THE EXERCISE:
Give again, word for word, the lines below that run from the line with "Rebuild this chart" through the line with "plt.rcParams['font.family'] = ['Roboto', 'DejaVu". Drop the pictures.

Records from a data collection
★ ★ ★ ★ ★ ★ ★

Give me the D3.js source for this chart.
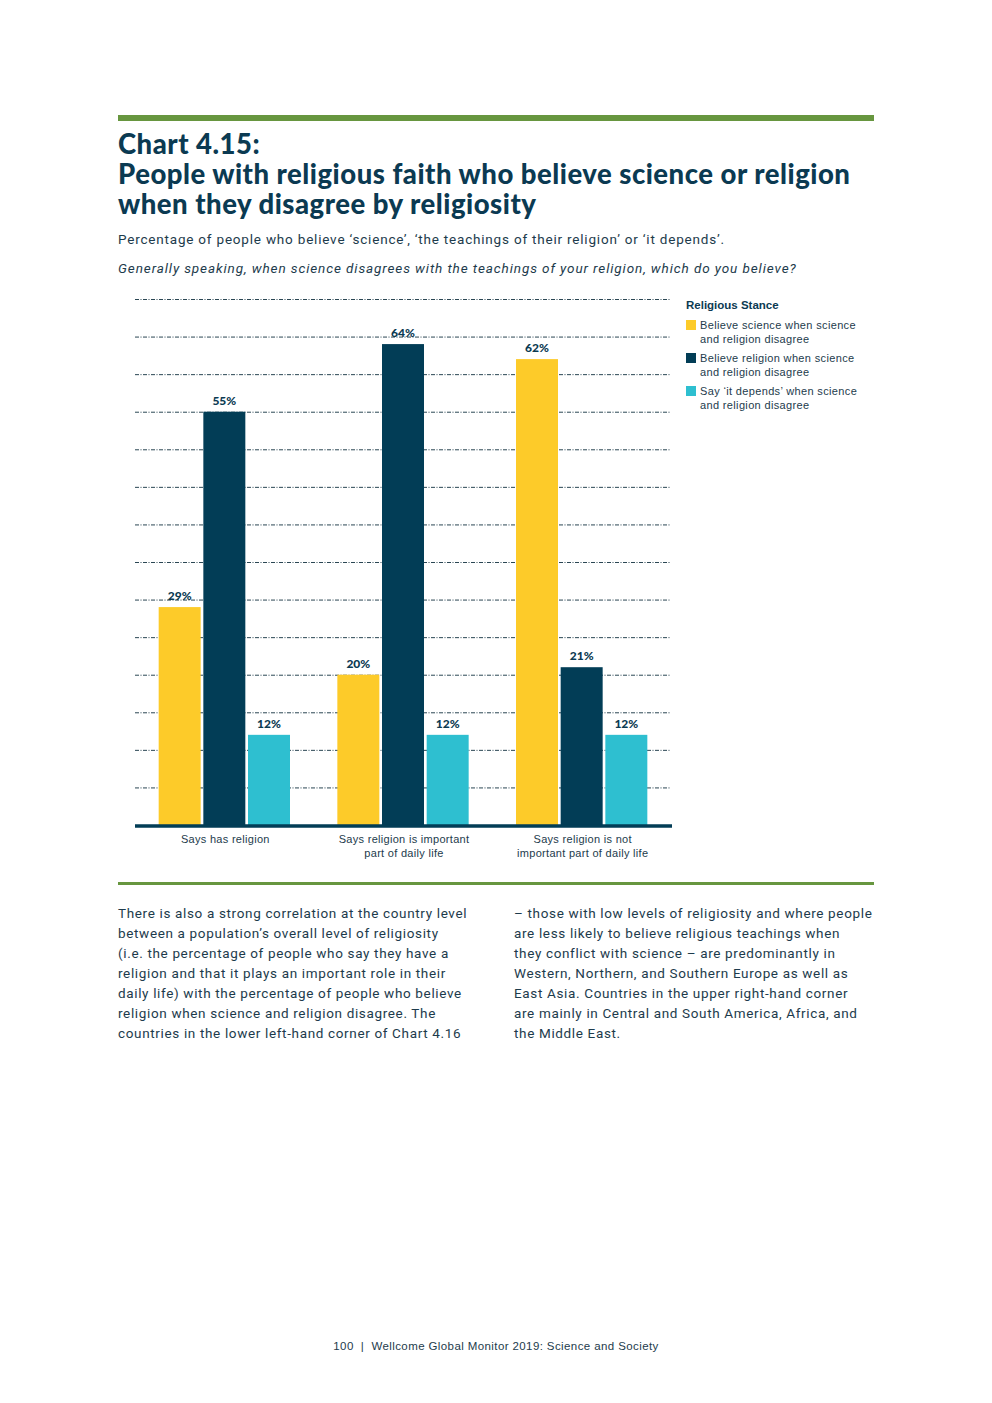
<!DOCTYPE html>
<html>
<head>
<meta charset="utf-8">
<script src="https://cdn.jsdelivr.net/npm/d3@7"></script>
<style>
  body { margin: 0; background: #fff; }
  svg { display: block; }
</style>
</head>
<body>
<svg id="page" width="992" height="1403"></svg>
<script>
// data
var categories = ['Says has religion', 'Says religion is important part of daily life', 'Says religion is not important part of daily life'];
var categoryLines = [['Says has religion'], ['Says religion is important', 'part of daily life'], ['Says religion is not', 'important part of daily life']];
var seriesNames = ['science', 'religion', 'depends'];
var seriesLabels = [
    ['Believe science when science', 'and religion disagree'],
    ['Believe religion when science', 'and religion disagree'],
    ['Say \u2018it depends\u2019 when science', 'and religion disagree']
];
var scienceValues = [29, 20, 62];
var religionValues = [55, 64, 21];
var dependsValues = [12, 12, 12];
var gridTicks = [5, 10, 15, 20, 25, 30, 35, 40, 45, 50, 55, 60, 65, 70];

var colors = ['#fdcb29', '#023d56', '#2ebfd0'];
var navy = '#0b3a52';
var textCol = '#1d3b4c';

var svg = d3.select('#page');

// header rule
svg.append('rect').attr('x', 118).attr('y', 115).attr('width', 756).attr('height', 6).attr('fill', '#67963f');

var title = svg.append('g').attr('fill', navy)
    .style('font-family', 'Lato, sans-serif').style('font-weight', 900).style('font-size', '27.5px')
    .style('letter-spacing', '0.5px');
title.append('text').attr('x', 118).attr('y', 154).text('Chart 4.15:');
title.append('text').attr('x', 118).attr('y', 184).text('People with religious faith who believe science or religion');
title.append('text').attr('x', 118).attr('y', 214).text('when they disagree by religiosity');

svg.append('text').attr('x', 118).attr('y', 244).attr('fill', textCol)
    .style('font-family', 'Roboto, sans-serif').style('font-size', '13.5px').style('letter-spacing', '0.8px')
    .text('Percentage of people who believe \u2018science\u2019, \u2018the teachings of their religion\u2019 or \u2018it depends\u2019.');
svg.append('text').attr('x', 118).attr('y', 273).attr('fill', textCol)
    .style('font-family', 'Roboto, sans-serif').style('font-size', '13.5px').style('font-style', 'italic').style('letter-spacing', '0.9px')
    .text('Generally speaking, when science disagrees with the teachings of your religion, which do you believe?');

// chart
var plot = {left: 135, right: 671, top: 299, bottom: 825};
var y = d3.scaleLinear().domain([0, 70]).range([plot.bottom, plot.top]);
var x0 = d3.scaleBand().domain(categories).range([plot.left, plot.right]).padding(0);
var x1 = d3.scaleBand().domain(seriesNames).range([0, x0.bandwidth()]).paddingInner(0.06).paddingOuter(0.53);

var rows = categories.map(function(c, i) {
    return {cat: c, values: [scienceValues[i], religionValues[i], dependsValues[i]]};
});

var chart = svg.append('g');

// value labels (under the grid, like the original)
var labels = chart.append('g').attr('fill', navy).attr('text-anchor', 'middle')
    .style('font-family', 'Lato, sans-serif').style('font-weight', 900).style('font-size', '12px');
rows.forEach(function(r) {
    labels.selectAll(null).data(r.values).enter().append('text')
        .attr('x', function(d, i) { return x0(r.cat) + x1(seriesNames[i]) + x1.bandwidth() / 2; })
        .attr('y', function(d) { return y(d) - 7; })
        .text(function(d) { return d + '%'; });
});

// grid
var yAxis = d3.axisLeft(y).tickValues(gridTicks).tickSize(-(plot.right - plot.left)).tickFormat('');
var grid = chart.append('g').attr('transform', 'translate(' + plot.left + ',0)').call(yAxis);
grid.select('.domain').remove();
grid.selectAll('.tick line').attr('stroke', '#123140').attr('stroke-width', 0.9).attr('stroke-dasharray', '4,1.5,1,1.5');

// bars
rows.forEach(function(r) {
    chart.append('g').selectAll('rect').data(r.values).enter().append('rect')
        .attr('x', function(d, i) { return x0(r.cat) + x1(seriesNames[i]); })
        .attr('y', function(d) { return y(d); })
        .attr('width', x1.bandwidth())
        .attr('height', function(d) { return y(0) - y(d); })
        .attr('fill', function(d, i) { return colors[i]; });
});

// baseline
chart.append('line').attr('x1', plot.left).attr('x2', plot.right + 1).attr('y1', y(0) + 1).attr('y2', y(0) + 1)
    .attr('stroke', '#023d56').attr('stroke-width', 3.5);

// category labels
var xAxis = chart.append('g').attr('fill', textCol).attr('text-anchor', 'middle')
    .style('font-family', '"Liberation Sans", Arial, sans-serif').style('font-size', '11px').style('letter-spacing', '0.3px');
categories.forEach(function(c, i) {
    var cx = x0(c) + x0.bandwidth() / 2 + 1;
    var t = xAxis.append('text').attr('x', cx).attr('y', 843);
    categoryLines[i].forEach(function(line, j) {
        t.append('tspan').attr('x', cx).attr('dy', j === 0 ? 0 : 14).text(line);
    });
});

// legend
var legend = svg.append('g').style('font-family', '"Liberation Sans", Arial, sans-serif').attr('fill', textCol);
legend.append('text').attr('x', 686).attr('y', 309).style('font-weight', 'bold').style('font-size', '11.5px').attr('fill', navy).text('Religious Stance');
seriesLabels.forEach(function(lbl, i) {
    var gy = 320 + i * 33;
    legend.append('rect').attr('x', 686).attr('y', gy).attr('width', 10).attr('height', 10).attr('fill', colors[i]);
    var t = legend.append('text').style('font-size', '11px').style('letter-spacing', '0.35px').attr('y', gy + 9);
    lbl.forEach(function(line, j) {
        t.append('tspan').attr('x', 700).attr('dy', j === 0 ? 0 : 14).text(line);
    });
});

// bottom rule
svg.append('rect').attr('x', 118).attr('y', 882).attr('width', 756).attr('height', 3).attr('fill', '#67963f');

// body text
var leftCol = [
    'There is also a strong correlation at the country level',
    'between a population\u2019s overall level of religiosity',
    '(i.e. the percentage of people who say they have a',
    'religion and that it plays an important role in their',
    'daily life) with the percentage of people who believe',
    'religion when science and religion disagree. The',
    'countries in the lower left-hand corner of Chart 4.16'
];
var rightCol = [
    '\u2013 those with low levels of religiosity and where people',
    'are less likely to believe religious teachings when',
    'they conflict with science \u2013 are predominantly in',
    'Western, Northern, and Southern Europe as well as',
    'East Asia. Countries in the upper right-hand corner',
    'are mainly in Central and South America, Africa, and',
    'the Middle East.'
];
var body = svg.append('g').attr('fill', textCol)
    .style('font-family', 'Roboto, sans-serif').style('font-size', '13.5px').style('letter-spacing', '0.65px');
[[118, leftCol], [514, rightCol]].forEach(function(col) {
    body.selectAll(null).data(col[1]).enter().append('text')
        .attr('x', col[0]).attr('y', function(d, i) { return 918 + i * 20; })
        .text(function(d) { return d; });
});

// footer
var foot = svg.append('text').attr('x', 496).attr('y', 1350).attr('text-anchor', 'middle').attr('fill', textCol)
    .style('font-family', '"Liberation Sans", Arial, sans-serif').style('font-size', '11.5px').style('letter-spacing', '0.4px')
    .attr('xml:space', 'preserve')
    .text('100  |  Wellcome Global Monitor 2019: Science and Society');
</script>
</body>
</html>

★ ★ ★ ★ ★ ★ ★

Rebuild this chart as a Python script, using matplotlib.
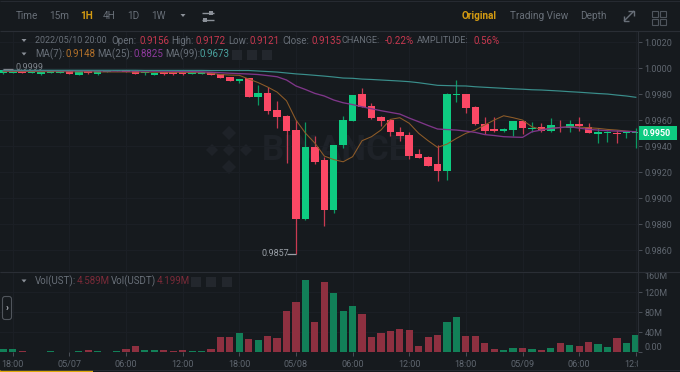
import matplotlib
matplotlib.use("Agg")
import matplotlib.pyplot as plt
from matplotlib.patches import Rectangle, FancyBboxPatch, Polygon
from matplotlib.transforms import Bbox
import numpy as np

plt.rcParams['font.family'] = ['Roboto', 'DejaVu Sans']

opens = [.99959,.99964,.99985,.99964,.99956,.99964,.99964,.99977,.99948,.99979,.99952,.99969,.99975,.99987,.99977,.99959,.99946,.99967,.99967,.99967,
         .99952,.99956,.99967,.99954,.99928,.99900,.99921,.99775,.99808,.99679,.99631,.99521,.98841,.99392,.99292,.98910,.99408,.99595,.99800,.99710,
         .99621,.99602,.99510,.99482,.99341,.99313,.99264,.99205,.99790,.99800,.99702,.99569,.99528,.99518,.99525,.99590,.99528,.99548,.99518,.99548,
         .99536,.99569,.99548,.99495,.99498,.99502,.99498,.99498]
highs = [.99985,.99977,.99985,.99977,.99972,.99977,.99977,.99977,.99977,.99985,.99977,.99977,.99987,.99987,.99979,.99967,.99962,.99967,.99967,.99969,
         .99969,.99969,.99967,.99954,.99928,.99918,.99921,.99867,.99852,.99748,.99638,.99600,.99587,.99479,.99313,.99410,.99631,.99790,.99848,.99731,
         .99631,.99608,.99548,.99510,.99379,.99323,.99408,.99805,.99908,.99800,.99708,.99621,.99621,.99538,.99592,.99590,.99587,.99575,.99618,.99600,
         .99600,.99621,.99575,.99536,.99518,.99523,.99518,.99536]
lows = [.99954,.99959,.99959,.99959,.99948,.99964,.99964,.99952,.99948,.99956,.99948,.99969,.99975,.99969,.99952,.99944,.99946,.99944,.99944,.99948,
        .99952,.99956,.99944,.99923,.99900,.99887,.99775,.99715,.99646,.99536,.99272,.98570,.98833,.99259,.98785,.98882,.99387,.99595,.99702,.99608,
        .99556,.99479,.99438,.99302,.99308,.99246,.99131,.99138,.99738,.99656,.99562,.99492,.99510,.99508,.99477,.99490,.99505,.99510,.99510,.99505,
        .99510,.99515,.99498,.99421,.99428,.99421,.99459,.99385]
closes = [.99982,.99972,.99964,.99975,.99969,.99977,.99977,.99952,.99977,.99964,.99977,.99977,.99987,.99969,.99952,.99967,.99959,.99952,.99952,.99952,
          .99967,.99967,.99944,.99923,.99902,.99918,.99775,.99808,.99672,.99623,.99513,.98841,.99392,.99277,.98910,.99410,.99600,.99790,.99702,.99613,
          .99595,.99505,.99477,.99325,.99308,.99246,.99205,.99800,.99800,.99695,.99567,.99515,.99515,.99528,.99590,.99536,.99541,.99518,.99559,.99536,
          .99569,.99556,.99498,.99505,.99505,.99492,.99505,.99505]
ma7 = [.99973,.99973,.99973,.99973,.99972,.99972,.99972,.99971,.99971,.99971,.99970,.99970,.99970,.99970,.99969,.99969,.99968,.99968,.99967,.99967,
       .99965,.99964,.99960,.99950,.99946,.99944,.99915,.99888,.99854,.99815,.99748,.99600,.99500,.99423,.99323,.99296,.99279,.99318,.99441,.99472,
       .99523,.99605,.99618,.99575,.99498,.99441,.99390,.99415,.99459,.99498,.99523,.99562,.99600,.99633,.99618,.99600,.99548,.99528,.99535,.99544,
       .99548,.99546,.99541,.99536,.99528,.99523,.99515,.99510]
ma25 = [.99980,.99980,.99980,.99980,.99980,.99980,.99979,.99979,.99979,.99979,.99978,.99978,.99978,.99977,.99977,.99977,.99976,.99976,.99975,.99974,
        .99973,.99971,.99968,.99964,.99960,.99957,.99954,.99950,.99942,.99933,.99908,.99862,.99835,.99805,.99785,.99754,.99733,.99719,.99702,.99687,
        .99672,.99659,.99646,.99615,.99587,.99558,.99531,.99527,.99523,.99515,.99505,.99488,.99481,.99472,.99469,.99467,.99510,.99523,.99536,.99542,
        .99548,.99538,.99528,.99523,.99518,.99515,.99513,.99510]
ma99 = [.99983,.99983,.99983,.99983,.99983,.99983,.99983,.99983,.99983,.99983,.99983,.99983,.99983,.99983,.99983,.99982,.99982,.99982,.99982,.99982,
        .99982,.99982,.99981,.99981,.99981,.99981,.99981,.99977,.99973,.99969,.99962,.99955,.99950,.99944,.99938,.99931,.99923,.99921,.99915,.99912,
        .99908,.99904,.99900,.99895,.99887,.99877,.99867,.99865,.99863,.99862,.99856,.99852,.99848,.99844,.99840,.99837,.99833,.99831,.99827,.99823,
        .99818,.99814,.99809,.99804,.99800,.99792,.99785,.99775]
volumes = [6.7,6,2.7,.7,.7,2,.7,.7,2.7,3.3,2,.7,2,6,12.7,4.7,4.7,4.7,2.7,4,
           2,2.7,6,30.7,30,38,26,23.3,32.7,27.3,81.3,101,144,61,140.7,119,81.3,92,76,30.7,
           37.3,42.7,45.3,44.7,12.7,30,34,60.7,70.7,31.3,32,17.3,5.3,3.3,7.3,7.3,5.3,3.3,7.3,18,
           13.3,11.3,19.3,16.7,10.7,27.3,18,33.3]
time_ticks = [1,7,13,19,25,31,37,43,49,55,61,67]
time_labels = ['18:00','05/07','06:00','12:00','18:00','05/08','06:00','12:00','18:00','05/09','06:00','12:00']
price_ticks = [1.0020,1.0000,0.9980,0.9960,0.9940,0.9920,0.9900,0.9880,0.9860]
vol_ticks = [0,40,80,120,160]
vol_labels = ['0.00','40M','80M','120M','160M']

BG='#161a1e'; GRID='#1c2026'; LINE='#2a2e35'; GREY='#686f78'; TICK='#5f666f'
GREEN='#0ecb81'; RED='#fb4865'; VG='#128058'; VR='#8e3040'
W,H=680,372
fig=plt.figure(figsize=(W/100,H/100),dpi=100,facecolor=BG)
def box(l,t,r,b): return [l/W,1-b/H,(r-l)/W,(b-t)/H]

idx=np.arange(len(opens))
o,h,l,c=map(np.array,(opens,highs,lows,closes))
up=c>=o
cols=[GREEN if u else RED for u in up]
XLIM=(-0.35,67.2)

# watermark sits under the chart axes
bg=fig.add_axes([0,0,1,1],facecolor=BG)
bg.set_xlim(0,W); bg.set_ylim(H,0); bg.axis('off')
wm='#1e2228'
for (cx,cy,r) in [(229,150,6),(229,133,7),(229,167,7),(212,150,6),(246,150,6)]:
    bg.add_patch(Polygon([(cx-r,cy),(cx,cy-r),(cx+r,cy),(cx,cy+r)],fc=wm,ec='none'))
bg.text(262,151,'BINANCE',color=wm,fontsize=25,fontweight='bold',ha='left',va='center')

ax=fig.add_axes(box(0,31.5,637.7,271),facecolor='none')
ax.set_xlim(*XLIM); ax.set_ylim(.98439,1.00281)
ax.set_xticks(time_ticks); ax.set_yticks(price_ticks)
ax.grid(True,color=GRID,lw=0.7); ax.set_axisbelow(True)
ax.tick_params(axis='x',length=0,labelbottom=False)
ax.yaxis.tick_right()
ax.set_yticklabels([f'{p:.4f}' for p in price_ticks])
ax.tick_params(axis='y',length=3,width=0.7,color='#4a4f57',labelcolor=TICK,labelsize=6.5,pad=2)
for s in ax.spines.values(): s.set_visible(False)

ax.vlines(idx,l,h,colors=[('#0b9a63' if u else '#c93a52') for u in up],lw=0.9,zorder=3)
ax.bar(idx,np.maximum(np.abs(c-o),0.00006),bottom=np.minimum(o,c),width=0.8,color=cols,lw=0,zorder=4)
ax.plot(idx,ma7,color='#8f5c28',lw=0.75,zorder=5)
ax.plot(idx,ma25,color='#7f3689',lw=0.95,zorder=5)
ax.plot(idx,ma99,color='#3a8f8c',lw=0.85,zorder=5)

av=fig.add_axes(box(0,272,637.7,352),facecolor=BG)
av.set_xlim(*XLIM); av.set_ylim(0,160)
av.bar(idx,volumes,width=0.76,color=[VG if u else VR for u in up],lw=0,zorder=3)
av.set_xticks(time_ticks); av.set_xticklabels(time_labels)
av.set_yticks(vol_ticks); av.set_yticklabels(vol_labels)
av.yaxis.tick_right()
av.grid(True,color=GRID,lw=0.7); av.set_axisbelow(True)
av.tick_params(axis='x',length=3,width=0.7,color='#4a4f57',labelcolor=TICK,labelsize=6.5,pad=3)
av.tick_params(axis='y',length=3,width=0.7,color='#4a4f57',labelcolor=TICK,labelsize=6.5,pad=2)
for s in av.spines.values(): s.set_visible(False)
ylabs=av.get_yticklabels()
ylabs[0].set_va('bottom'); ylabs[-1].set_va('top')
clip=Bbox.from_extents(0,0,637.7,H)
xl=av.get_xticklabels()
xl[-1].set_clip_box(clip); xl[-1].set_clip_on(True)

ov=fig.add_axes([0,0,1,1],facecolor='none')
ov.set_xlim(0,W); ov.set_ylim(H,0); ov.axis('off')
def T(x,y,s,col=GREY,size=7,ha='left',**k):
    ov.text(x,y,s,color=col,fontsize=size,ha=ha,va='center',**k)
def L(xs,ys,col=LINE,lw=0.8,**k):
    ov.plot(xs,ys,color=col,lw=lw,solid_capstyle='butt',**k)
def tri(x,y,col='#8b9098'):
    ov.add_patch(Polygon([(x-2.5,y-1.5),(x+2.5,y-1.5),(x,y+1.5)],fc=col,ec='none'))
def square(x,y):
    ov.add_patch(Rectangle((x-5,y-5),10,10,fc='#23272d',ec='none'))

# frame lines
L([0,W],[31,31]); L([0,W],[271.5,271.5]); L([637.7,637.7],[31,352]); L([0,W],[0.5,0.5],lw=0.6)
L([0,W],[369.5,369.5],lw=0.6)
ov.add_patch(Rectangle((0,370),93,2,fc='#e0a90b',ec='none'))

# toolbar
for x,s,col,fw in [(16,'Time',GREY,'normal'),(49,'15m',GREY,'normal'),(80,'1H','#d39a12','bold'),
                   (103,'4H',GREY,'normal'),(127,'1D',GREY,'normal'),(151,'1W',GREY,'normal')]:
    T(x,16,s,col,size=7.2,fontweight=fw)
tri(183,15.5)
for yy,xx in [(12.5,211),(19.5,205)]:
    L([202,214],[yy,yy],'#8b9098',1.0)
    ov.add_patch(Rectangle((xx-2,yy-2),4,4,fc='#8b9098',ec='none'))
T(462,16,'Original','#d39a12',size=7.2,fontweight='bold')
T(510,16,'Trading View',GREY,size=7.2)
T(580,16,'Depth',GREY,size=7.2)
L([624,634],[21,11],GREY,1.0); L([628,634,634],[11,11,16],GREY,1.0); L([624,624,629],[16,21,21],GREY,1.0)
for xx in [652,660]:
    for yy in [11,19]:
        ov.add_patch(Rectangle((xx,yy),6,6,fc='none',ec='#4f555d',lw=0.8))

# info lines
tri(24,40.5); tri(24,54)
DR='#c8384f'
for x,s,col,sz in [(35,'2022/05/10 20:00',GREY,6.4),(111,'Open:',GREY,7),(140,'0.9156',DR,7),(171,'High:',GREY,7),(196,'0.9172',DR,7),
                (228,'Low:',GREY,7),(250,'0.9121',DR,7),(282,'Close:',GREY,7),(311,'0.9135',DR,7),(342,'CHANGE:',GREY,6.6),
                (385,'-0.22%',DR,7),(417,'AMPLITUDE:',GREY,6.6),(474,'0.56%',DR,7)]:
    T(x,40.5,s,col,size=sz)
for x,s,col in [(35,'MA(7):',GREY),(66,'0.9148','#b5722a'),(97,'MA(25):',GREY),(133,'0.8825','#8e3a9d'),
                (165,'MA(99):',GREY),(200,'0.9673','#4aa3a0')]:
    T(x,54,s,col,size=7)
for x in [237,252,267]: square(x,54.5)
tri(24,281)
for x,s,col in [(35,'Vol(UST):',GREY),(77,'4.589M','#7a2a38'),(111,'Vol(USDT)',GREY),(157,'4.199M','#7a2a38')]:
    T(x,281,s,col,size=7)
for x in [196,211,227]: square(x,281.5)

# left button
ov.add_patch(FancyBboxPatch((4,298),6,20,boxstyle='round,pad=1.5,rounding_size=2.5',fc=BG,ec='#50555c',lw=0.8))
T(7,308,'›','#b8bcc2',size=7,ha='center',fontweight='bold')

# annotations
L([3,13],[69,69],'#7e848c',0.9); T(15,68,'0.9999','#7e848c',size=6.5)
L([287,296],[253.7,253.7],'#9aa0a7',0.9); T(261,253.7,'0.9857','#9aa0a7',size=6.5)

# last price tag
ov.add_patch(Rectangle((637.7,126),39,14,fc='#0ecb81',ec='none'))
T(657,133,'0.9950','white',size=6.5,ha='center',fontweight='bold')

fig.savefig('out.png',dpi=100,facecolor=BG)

★ ★ ★ ★ ★ ★ ★

SOLUTION:
Rebuild this chart as a Python script, using matplotlib.
import matplotlib
matplotlib.use("Agg")
import matplotlib.pyplot as plt
from matplotlib.patches import Rectangle, FancyBboxPatch, Polygon
from matplotlib.transforms import Bbox
import numpy as np

plt.rcParams['font.family'] = ['Roboto', 'DejaVu Sans']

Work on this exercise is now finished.